Opinion
C20-5528BHS
08-03-2021
ORDER DENYING MOTION TO AMEND JUDGMENT
BENJAMIN H. SETTLE UNITED STATES DISTRICT JUDGE
THIS MATTER is before the Court on Petitioner Eric Franklin's “Motion to Amend Pursuant to Fed.R.Civ.P. 59, ” Dkt. 20. The Motion asks the Court to amend or alter the judgment it entered after it denied Franklin's 28 U.S.C. § 2255 Motion to Vacate, Set Aside, or Correct his sentence, Dkt. 1. The Court denied Franklin's initial habeas petition on February 26, 2021. Dkt. 18.
Franklin's revised/amended Motion to Amend, Dkt. 23, is substantially similar to his initial motion, Dkt. 20, and appears to be an effort to correct the “filing deficiency” the Clerk's office noted with respect his initial motion. See Dkt. 21. The Court will consider both documents as one Rule 59(e) motion.
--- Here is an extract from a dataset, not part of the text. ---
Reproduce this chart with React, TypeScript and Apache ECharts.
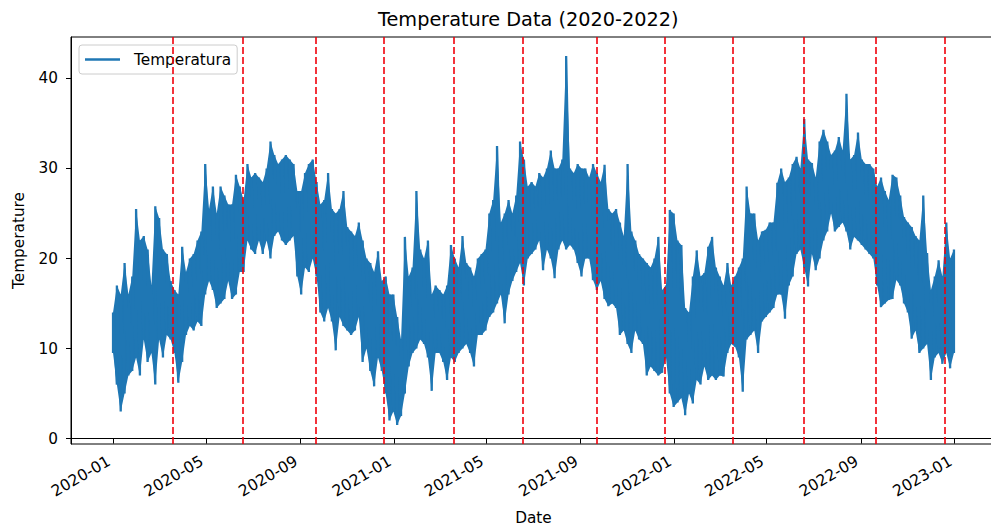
import React, { useEffect, useRef } from "react";
import * as echarts from "echarts";

const FONT = "DejaVu Sans";
const DAY = 86400000;
const START = Date.UTC(2020, 0, 1);
const SAMPLE_STEP_DAYS = 5;

// Upper envelope (daily highs) read every 5 days from 2020-01-01
const dailyHigh = [
  14, 17, 16, 19.5, 16, 18, 25.5, 22, 22.5, 21,
  17, 25.8, 24.5, 21, 20.5, 17.5, 16.5, 16, 21.3, 18.5,
  20, 20.5, 22, 23, 30.5, 25.5, 28, 25, 28, 27,
  26, 26, 29.3, 28, 26.5, 30.5, 29, 29.5, 29, 28.5,
  30, 33, 31.5, 30.5, 31, 31.5, 31, 30.5, 27.5, 27.5,
  29.5, 30.5, 31, 28.5, 26, 26.5, 29.5, 25.5, 25, 25.5,
  27.5, 23.5, 23, 22.5, 24, 22, 20, 19.5, 18.5, 20.8,
  17.5, 18, 16, 16, 13.5, 11, 22.4, 18, 19, 27.5,
  21, 20, 22, 16, 17, 16.5, 16, 17, 21.5, 20,
  19, 22.5, 19.5, 19, 18, 20, 20.5, 21, 25, 26.5,
  32.5, 24, 25, 26.5, 25, 27, 33, 31, 28, 28.5,
  28, 29.5, 29, 30, 32, 30, 30, 31, 42.5, 30,
  29.5, 30.5, 30, 30, 29, 30.5, 29.5, 28.5, 30.4, 25.5,
  25, 25.5, 24, 22.5, 30.5, 23, 22, 20.5, 20, 19.5,
  19, 20, 22.4, 16.5, 17, 25.4, 25, 22, 21.5, 14.5,
  14, 18, 20.9, 18, 18.4, 21.3, 22.4, 19, 18, 17,
  19.5, 17, 18, 19, 20, 28, 25, 25, 22, 23,
  23.2, 24, 24, 28.4, 30, 28.5, 29, 30.5, 31.3, 30,
  35.5, 31, 30.6, 29, 33, 34.3, 33, 31.5, 32, 33.5,
  32, 38.3, 31, 31.5, 34, 31, 30.5, 30.5, 30, 28,
  29, 27.5, 26.5, 29.3, 29, 27, 24.6, 24, 23.5, 22.5,
  22, 27, 20.6, 16.5, 18, 19.8, 18, 24, 20, 21,
];

// Lower envelope (daily lows) read every 5 days from 2020-01-01
const dailyLow = [
  9.5, 6, 3, 5, 7, 7.5, 9, 7, 11, 8.5,
  9.5, 6, 11, 9, 11.5, 11, 9.5, 6.2, 8.5, 11.5,
  12.5, 12, 13, 12.5, 16, 17.5, 16.5, 14.5, 15, 15.5,
  17.5, 15.5, 16, 18.5, 18.5, 22, 21, 20.5, 22, 20.5,
  22, 20, 22.5, 23, 22, 21.5, 22, 22.5, 18, 16,
  19, 18.5, 20, 18, 14, 13, 14.5, 13, 9.8, 13.5,
  12.5, 12, 11.5, 12, 13.5, 8.5, 10, 7.5, 5.8, 9,
  7.5, 5, 2, 3, 1.5, 2.5, 5, 8, 9.5, 10,
  11, 10.5, 9, 5.3, 9.5, 9.5, 8.5, 6.5, 9, 8.5,
  9.5, 10, 10.5, 9.5, 8, 11.5, 11.5, 12, 13.5, 14,
  15, 16, 12.8, 16, 17.5, 18.5, 19.5, 17, 20, 20.5,
  21, 22, 18.7, 21, 20, 17.8, 21, 22, 21, 21.5,
  21, 19.5, 18, 20, 20, 17.6, 16.5, 17.5, 15.5, 14.7,
  15, 14.5, 11.5, 12, 10.5, 9.5, 12, 11, 10.5, 7,
  8, 7.5, 7, 7.3, 9, 5, 3.5, 4, 4.5, 2.6,
  5, 3.9, 6.5, 6, 8, 6.5, 7, 6.5, 7, 6.9,
  9.5, 10.5, 10.2, 9, 5.2, 11, 11.5, 12, 9.5, 13,
  13.5, 14, 14.5, 16, 16, 13.3, 17, 18, 20.5, 21,
  19, 16.9, 20.5, 18.7, 20, 22, 23, 25, 23, 23.5,
  24, 23, 21, 22.4, 22, 21.5, 21, 20.5, 20, 17,
  14.6, 15, 15.4, 15.5, 17.6, 17, 15, 14, 11.1, 12,
  9.5, 10, 10.5, 6.5, 9, 9.5, 8.3, 9.5, 7.8, 9.5,
];

const xTickLabels = [
  "2020-01", "2020-05", "2020-09", "2021-01", "2021-05",
  "2021-09", "2022-01", "2022-05", "2022-09", "2023-01",
];
const yTickValues = [0, 10, 20, 30, 40];
const seasonLines = [
  "2020-03-19", "2020-06-18", "2020-09-21", "2020-12-19",
  "2021-03-20", "2021-06-18", "2021-09-22", "2021-12-19",
  "2022-03-18", "2022-06-19", "2022-09-20", "2022-12-19",
];

function parseDate(s: string): number {
  const [y, m, d] = s.split("-").map(Number);
  return Date.UTC(y, m - 1, d || 1);
}

function fmtMonth(v: number): string {
  const dt = new Date(v);
  const m = dt.getUTCMonth() + 1;
  return `${dt.getUTCFullYear()}-${m < 10 ? "0" + m : m}`;
}

export default function App() {
  const ref = useRef<HTMLDivElement>(null);

  useEffect(() => {
    if (!ref.current) return;
    const chart = echarts.init(ref.current, null, { renderer: "svg" });

    const times = dailyLow.map((_, i) => START + i * SAMPLE_STEP_DAYS * DAY);
    const lineData: [number, number][] = [];
    times.forEach((t, i) => {
      lineData.push([t, dailyLow[i]]);
      lineData.push([t, dailyHigh[i]]);
    });

    const lastDay = START + 1095 * DAY;
    const margin = (lastDay - START) * 0.05;
    const xTickValues = xTickLabels.map(parseDate);

    const textBase = { fontFamily: FONT, color: "#000" };
    const axisLineStyle = { color: "#000", width: 1 };
    const BLUE = "#1f77b4";

    chart.setOption({
      animation: false,
      title: {
        text: "Temperature Data (2020-2022)",
        left: 378,
        top: 10,
        padding: 0,
        textStyle: { ...textBase, fontSize: 19.3, fontWeight: "normal" },
      },
      legend: {
        data: ["Temperatura"],
        left: 79,
        top: 45,
        padding: [6, 6, 6, 6],
        itemWidth: 35,
        itemHeight: 2.3,
        icon: "rect",
        backgroundColor: "rgba(255,255,255,0.8)",
        borderColor: "#cccccc",
        borderWidth: 1,
        borderRadius: 3,
        textStyle: { ...textBase, fontSize: 15.3, padding: [0, 0, 0, 9], lineHeight: 17 },
      },
      grid: {
        left: 71,
        top: 37,
        width: 925,
        height: 407,
        show: true,
        borderColor: "#000",
        borderWidth: 1,
        backgroundColor: "transparent",
        containLabel: false,
        outerBoundsMode: "none",
      },
      xAxis: {
        type: "value",
        min: START - margin,
        max: lastDay + margin,
        name: "Date",
        nameLocation: "middle",
        nameGap: 66,
        nameTextStyle: { ...textBase, fontSize: 15.3 },
        axisLine: { show: true, lineStyle: axisLineStyle },
        axisTick: { show: true, length: 5, customValues: xTickValues, lineStyle: axisLineStyle },
        axisLabel: {
          customValues: xTickValues,
          rotate: 30,
          margin: 23,
          align: "right",
          verticalAlign: "bottom",
          formatter: (v: number) => fmtMonth(v),
          ...textBase,
          fontSize: 15.6,
          hideOverlap: false,
        },
        splitLine: { show: false },
      },
      yAxis: {
        type: "value",
        min: -0.6,
        max: 44.6,
        name: "Temperature",
        nameLocation: "middle",
        nameGap: 45,
        nameTextStyle: { ...textBase, fontSize: 15.3 },
        axisLine: { show: true, lineStyle: axisLineStyle },
        axisTick: { show: true, length: 5, customValues: yTickValues, lineStyle: axisLineStyle },
        axisLabel: { customValues: yTickValues, margin: 13, ...textBase, fontSize: 15.3 },
        splitLine: { show: false },
      },
      series: [
        {
          type: "custom",
          name: "envelope",
          silent: true,
          data: [[START, dailyLow[0]]],
          renderItem: (_params: any, api: any) => {
            const upper = times.map((t, i) => api.coord([t, dailyHigh[i]]));
            const lower = times.map((t, i) => api.coord([t, dailyLow[i]])).reverse();
            return {
              type: "polygon",
              shape: { points: upper.concat(lower) },
              style: { fill: BLUE, stroke: "none" },
            };
          },
        },
        {
          type: "line",
          name: "Temperatura",
          data: lineData,
          symbol: "none",
          showSymbol: false,
          lineStyle: { color: BLUE, width: 2.3 },
          itemStyle: { color: BLUE },
          emphasis: { disabled: true },
          markLine: {
            silent: true,
            symbol: ["none", "none"],
            label: { show: false },
            lineStyle: { color: "rgba(240,0,10,0.8)", type: [7, 3], width: 2 },
            data: seasonLines.map((s) => ({ xAxis: parseDate(s) })),
          },
        },
      ],
    });

    return () => chart.dispose();
  }, []);

  return (
    <div
      ref={ref}
      style={{ position: "absolute", left: 0, top: 0, width: 991, height: 532, background: "#fff" }}
    />
  );
}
Franklin filed his Rule 59 Motion to Amend Petition 28 days later. It is therefore timely under Rule 59(b), and the Court will construe it as Rule 59(e) Motion for Reconsideration of the Court's underlying Order, Dkt. 18, denying his § 2255 petition, Dkt. 1. See Banister v. Davis, _U.S._, 140 S.Ct. 1698, 1708 (2020) (Rule 59(e) motions seeking reconsideration of the underlying decision are permitted in habeas proceedings and are not a second or successive habeas petition, unlike later Rule 60 motions raising new issues).
The Government (as did the Court, initially) reads Franklin's motion as asking the Court to permit him to amend his underlying petition, not for the Court to amend or alter its judgment under Rule 59(e). Dkt. 24 at 1-2. If and to the extent Franklin does seek to amend his already-denied petition, his motion is DENIED.
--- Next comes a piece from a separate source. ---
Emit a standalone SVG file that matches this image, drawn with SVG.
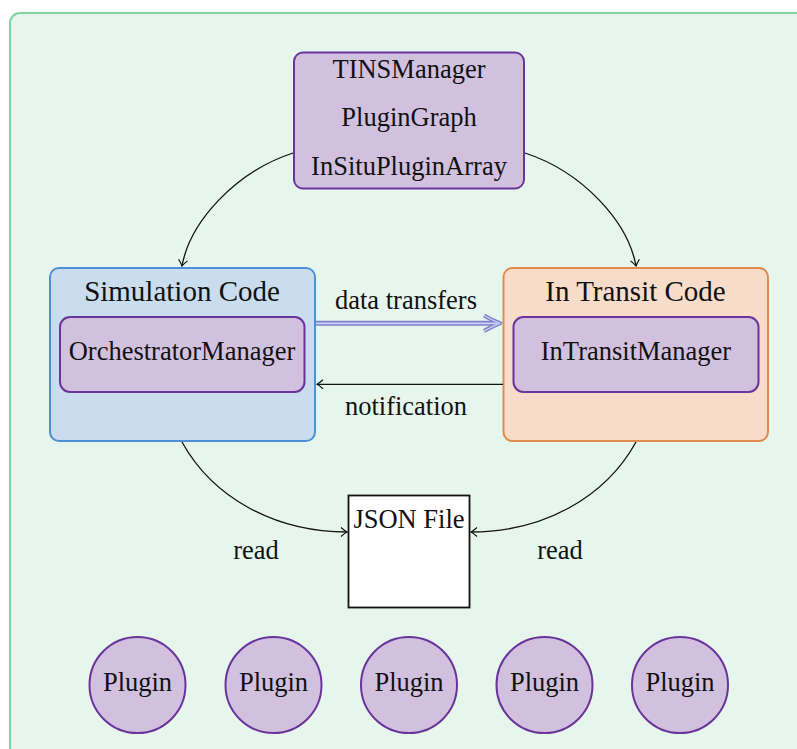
<svg xmlns="http://www.w3.org/2000/svg" width="797" height="749" viewBox="0 0 797 749">
<style>
text{fill:#111;text-anchor:middle;font-size:26.5px}
.title{font-size:29px}
.purple{fill:#d2c1de;stroke:#6a349b;stroke-width:2}
.conn{fill:none;stroke:#111;stroke-width:1.3}
</style>
<defs>
<marker id="to" viewBox="-8 -6 10 12" refX="0" refY="0" markerWidth="10" markerHeight="12" markerUnits="userSpaceOnUse" orient="auto">
<path d="M-6,-4.5 Q-2,-1 0,0 Q-2,1 -6,4.5" fill="none" stroke="#111" stroke-width="1.2"/>
</marker>
</defs>
<rect x="10" y="13" width="800" height="760" rx="10" fill="#e6f6ed" stroke="#7fd4a2" stroke-width="2"/>
<g id="manager">
<rect class="purple" x="294" y="52.5" width="230" height="136" rx="9"/>
<text x="409" y="78" font-family="Times New Roman">TINSManager</text>
<text x="409" y="126" font-family="Times New Roman">PluginGraph</text>
<text x="409" y="175" font-family="Times New Roman">InSituPluginArray</text>
</g>
<g id="simulation">
<rect x="50" y="268" width="265" height="173" rx="9" fill="#c9ddef" stroke="#4f8fd6" stroke-width="2"/>
<text class="title" x="182" y="301" font-family="Times New Roman">Simulation Code</text>
<rect class="purple" x="60" y="317" width="244.5" height="75" rx="10"/>
<text x="182" y="360" font-family="Times New Roman">OrchestratorManager</text>
</g>
<g id="intransit">
<rect x="503.5" y="268" width="264.5" height="173" rx="9" fill="#f6dcc9" stroke="#e08b4c" stroke-width="2"/>
<text class="title" x="635.5" y="301" font-family="Times New Roman">In Transit Code</text>
<rect class="purple" x="513.5" y="317" width="245" height="75" rx="10"/>
<text x="636" y="360" font-family="Times New Roman">InTransitManager</text>
</g>
<g id="json">
<rect x="348.5" y="495.5" width="121" height="112" fill="#fff" stroke="#111" stroke-width="1.8"/>
<text x="409" y="528" font-family="Times New Roman">JSON File</text>
</g>
<g id="plugins">
<g id="plugin1"><circle class="purple" cx="137.5" cy="685" r="48"/><text x="137.5" y="691" font-family="Times New Roman">Plugin</text></g>
<g id="plugin2"><circle class="purple" cx="273.5" cy="685" r="48"/><text x="273.5" y="691" font-family="Times New Roman">Plugin</text></g>
<g id="plugin3"><circle class="purple" cx="409" cy="685" r="48"/><text x="409" y="691" font-family="Times New Roman">Plugin</text></g>
<g id="plugin4"><circle class="purple" cx="544.5" cy="685" r="48"/><text x="544.5" y="691" font-family="Times New Roman">Plugin</text></g>
<g id="plugin5"><circle class="purple" cx="680" cy="685" r="48"/><text x="680" y="691" font-family="Times New Roman">Plugin</text></g>
</g>
<g id="connectors">
<path class="conn" d="M293,153 C235,172 190,222 182,266" marker-end="url(#to)"/>
<path class="conn" d="M525,153 C583,172 628,222 636,266" marker-end="url(#to)"/>
<path class="conn" d="M182,442 C213,498 275,532 347,532" marker-end="url(#to)"/>
<path class="conn" d="M636,442 C605,498 543,532 471,532" marker-end="url(#to)"/>
<path class="conn" d="M503,384.3 L317,384.3" marker-end="url(#to)"/>
<g id="datatransfer">
<path d="M316,323.3 L498,323.3" fill="none" stroke="#7b80cf" stroke-width="5"/>
<path d="M484,315.5 Q494,321 500,323.3 Q494,325.6 484,331" fill="none" stroke="#7b80cf" stroke-width="4.2" stroke-linejoin="round"/>
<path d="M316,323.3 L497,323.3" fill="none" stroke="#cfd1f2" stroke-width="1.8"/>
<path d="M484,315.5 Q494,321 500,323.3 Q494,325.6 484,331" fill="none" stroke="#cfd1f2" stroke-width="1.4" stroke-linejoin="round"/>
</g>
<text x="406" y="309" font-family="Times New Roman">data transfers</text>
<text x="406" y="415" font-family="Times New Roman">notification</text>
<text x="256" y="559" font-family="Times New Roman">read</text>
<text x="560" y="559" font-family="Times New Roman">read</text>
</g>
</svg>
This case's factual and procedural history, and that of the underlying criminal case, Cause No. CR11-5335 BHS, are set out in the Court's prior Order, Dkt. 18, and need not be repeated here. Franklin's motion largely raises the same issues and arguments made in his initial petition. He generally claims that he received ineffective assistance of counsel because his attorneys failed to properly challenge the affidavit supporting the search warrant that led to his arrest and prosecution under Franks v. Delaware, 438 U.S. 154, 156 (1978) (defendants' showing of knowingly or recklessly made false statement upon which probable cause is based entitles defendant to evidentiary hearing). Dkts. 1, 20, 23.
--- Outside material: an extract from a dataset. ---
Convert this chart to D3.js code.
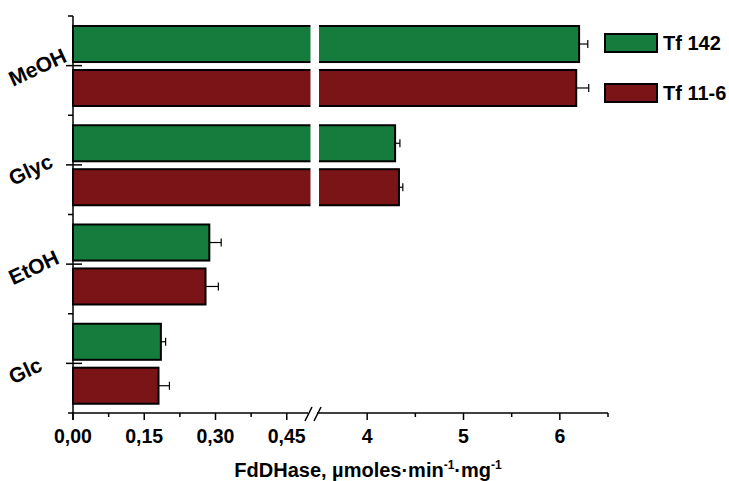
<!DOCTYPE html>
<meta charset="utf-8">
<style>
  body { margin: 0; background: #fff; }
  text { font-family: Arial, "Liberation Sans", sans-serif; font-weight: bold; }
  .bar { stroke: #000; stroke-width: 2; }
  .ax { stroke: #000; stroke-width: 1.5; fill: none; }
</style>
<svg width="729" height="481"></svg>
<script src="https://cdn.jsdelivr.net/npm/d3@7"></script>
<script>
// data
var categories = ["MeOH", "Glyc", "EtOH", "Glc"];
var series = ["Tf 142", "Tf 11-6"];
var tf142 = [6.20, 4.29, 0.287, 0.185];
var tf116 = [6.17, 4.33, 0.279, 0.180];
var err142 = [0.09, 0.05, 0.025, 0.010];
var err116 = [0.13, 0.04, 0.027, 0.023];
var ticksLow = [0, 0.15, 0.30, 0.45];
var ticksHigh = [4, 5, 6];
var colors = ["#167c3e", "#7a1416"];

var svg = d3.select("svg");

// two x scales for the broken axis
var xL = d3.scaleLinear().domain([0, 0.5]).range([73, 310.5]);
var xR = d3.scaleLinear().domain([3.5, 6.5]).range([319, 608]);
var brk = 0.5;
function xpos(v) { return v <= brk ? xL(v) : xR(v); }

var y = d3.scaleBand().domain(categories).range([16, 413]);
var ys = d3.scaleBand().domain(series).range([10, 90]).paddingInner(0.18);

var rows = [];
categories.forEach(function(c, i) {
  rows.push({cat: c, s: series[0], v: tf142[i], e: err142[i], col: colors[0]});
  rows.push({cat: c, s: series[1], v: tf116[i], e: err116[i], col: colors[1]});
});

var g = svg.append("g");
g.selectAll("rect.bar").data(rows).enter().append("rect")
    .attr("class", "bar")
    .attr("x", xL(0))
    .attr("y", function(d) { return y(d.cat) + ys(d.s); })
    .attr("width", function(d) { return xpos(d.v) - xL(0); })
    .attr("height", ys.bandwidth())
    .attr("fill", function(d) { return d.col; });

// white gap where the axis is broken
g.selectAll("rect.gap").data(rows.filter(function(d) { return d.v > brk; })).enter().append("rect")
    .attr("x", xL(brk)).attr("width", xR(3.5) - xL(brk))
    .attr("y", function(d) { return y(d.cat) + ys(d.s) - 2; })
    .attr("height", ys.bandwidth() + 4)
    .attr("fill", "#fff");

// error bars
var eb = g.selectAll("g.err").data(rows).enter().append("g");
eb.append("line")
    .attr("x1", function(d) { return xpos(d.v); })
    .attr("x2", function(d) { return xpos(d.v + d.e); })
    .attr("y1", function(d) { return y(d.cat) + ys(d.s) + ys.bandwidth() / 2; })
    .attr("y2", function(d) { return y(d.cat) + ys(d.s) + ys.bandwidth() / 2; })
    .attr("stroke", "#000").attr("stroke-width", 1.2);
eb.append("line")
    .attr("x1", function(d) { return xpos(d.v + d.e); })
    .attr("x2", function(d) { return xpos(d.v + d.e); })
    .attr("y1", function(d) { return y(d.cat) + ys(d.s) + ys.bandwidth() / 2 - 4; })
    .attr("y2", function(d) { return y(d.cat) + ys(d.s) + ys.bandwidth() / 2 + 4; })
    .attr("stroke", "#000").attr("stroke-width", 1.2);

// y axis
var y0 = 413;
svg.append("line").attr("class", "ax").attr("x1", 73).attr("x2", 73).attr("y1", 16).attr("y2", y0 + 7);
var edges = categories.map(function(c) { return y(c); }).concat([y0]);
svg.selectAll("line.ytm").data(edges).enter().append("line")
    .attr("class", "ax").attr("x1", 68).attr("x2", 73)
    .attr("y1", function(d) { return d; }).attr("y2", function(d) { return d; });
svg.selectAll("line.ytM").data(categories).enter().append("line")
    .attr("class", "ax").attr("x1", 66).attr("x2", 82)
    .attr("y1", function(d) { return y(d) + y.bandwidth() / 2; })
    .attr("y2", function(d) { return y(d) + y.bandwidth() / 2; });
svg.selectAll("text.ylab").data(categories).enter().append("text")
    .attr("text-anchor", "start")
    .attr("transform", function(d) { return "translate(13," + (y(d) + y.bandwidth() / 2 + 21) + ") rotate(-25)"; })
    .style("font-size", "21px")
    .text(function(d) { return d; });

// x axis (two pieces)
svg.append("line").attr("class", "ax").attr("x1", 73).attr("x2", 308).attr("y1", y0).attr("y2", y0);
svg.append("line").attr("class", "ax").attr("x1", 317).attr("x2", xR(6.5)).attr("y1", y0).attr("y2", y0);
[305, 314].forEach(function(bx) {
  svg.append("line").attr("class", "ax")
      .attr("x1", bx).attr("y1", y0 + 8).attr("x2", bx + 7).attr("y2", y0 - 6);
});

var minorL = [0.075, 0.225, 0.375];
var minorR = [4.5, 5.5, 6.5];
svg.selectAll("line.xtL").data(ticksLow).enter().append("line").attr("class", "ax")
    .attr("x1", function(d) { return xL(d); }).attr("x2", function(d) { return xL(d); })
    .attr("y1", y0).attr("y2", y0 + 7);
svg.selectAll("line.xtR").data(ticksHigh).enter().append("line").attr("class", "ax")
    .attr("x1", function(d) { return xR(d); }).attr("x2", function(d) { return xR(d); })
    .attr("y1", y0).attr("y2", y0 + 7);
svg.selectAll("line.xmL").data(minorL).enter().append("line").attr("class", "ax")
    .attr("x1", function(d) { return xL(d); }).attr("x2", function(d) { return xL(d); })
    .attr("y1", y0).attr("y2", y0 + 4);
svg.selectAll("line.xmR").data(minorR).enter().append("line").attr("class", "ax")
    .attr("x1", function(d) { return xR(d); }).attr("x2", function(d) { return xR(d); })
    .attr("y1", y0).attr("y2", y0 + 4);

var fmt = d3.format(".2f");
svg.selectAll("text.xlL").data(ticksLow).enter().append("text")
    .attr("x", function(d) { return xL(d); }).attr("y", 443)
    .attr("text-anchor", "middle").style("font-size", "19.5px")
    .text(function(d) { return fmt(d).replace(".", ","); });
svg.selectAll("text.xlR").data(ticksHigh).enter().append("text")
    .attr("x", function(d) { return xR(d); }).attr("y", 443)
    .attr("text-anchor", "middle").style("font-size", "19.5px")
    .text(function(d) { return d; });

// x title
var t = svg.append("text").attr("x", 368).attr("y", 477).attr("text-anchor", "middle").style("font-size", "20px");
t.append("tspan").text("FdDHase, \u00b5moles\u00b7min");
t.append("tspan").attr("dy", -8).style("font-size", "12px").text("-1");
t.append("tspan").attr("dy", 8).text("\u00b7mg");
t.append("tspan").attr("dy", -8).style("font-size", "12px").text("-1");

// legend
var lg = svg.selectAll("g.lg").data(series).enter().append("g")
    .attr("transform", function(d, i) { return "translate(605," + (34 + i * 50) + ")"; });
lg.append("rect").attr("class", "bar").attr("width", 52).attr("height", 18)
    .attr("fill", function(d, i) { return colors[i]; });
lg.append("text").attr("x", 58).attr("y", 16).style("font-size", "20px").text(function(d) { return d; });
</script>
Franklin successfully appealed his sentence, arguing that the Court did not provide him sufficient Faretta warnings about the risks of representing himself at sentencing after the Court denied his effort to replace his fourth appointed counsel with a fifth. United States v. Franklin, 650 Fed.Appx. 391, 393-94 (9th Cir. 2016). Franklin later successfully appealed the Court's imposition of a mandatory minimum sentence under the Armed Career Criminal Act (“ACCA”). See United States v. Franklin, 904 F.3d 793 (9th Cir. 2018).
Franklin now asserts that the Court's Order denying his § 2255 petition wrongly decided those claims against him. Most of his arguments were addressed in the Court's initial Order, Dkt. 18, but he raises two issues that warrant further discussion. They are addressed in turn.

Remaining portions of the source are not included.